Layered system with five core modules + two interface layers:

AI Agent (any) → MCP Server / CLI
                      ↓
            Context Orchestrator
          ↙         ↓          ↘
   Code Graph   Decisions   Contracts
          ↘         ↓          ↙
            Drift Detector
                  ↓
             Codebase (git)

Module Responsibilities:

  • core/ — Shared types, config, exceptions.

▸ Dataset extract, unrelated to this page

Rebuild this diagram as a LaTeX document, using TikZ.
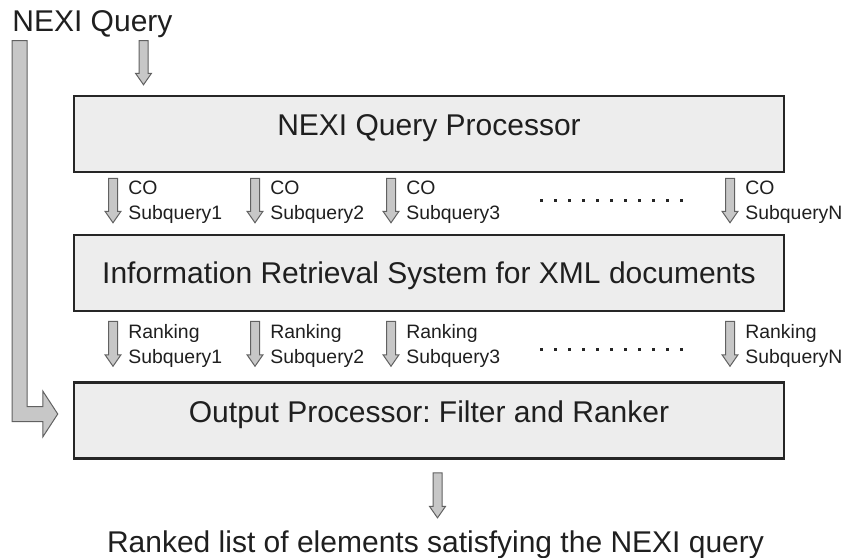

No business logic.
  • graph/ — Semantic code graph: AST parsing, dependency mapping, impact analysis, SQLite storage
  • decisions/ — Decision journal: structured records, git mining, code linking, temporal validation
  • contracts/ — Quality contracts: architectural rules, pattern libraries, evaluation engine
  • orchestrator/ — Context assembly: budget management, freshness scoring, conflict detection
  • drift/ — Drift detection: staleness, pattern violations, knowledge decay
  • mcp/ — MCP server: exposes all modules as queryable tools for AI agents
  • cli/ — CLI interface: init, analyze, query, serve commands

Project Flow

  1. codebase-intel init → scans repo, builds initial code graph, generates starter configs
  2. Git hooks keep graph updated incrementally on each commit
  3. AI agent connects via MCP → sends task description
  4. Orchestrator assembles relevant context (files, decisions, contracts) within token budget
  5. Agent receives structured context, writes code
  6. Drift detector flags violations post-commit

Directory Structure

src/codebase_intel/
├── core/          # types.py, config.py, exceptions.py
├── graph/         # models.py, storage.py, parser.py, query.py, builder.py
├── decisions/     # models.py, store.py, linker.py, miner.py, validator.py
├── contracts/     # models.py, parser.py, evaluator.py, registry.py
├── orchestrator/  # assembler.py, budget.py, scorer.py, conflict.py
├── drift/         # detector.py, reporter.py
├── workspace/     # manager.py, registry.py — global multi-project workspace
├── crossrepo/     # models.py, scanner.py, registry.py — cross-service deps
├── analytics/     # tracker.py, benchmark.py, feedback.py
├── intent/        # models.py, verifier.py, store.py
├── mcp/           # server.py (supports --auto multi-project mode)
└── cli/           # main.py

Key Commands

  • ruff check src/ tests/ — Lint
  • ruff format src/ tests/ — Format
  • mypy src/ — Type check
  • pytest — Run tests with coverage
  • pytest tests/unit/ — Unit tests only
  • pytest tests/integration/ — Integration tests only

Conventions

  • All models inherit from Pydantic BaseModel — never use raw dicts for structured data
  • Async-first: all I/O operations are async
  • Repository pattern for storage: models never touch SQLite directly
  • Type hints on every function (params + return)
  • Custom exceptions over generic ones — always include context
  • Content hashing via xxhash for change detection
  • ISO 8601 for all timestamps, UTC timezone

Current Focus

  • Initial architecture build-out with comprehensive edge case handling
  • Core module implementation
  • MCP server interface design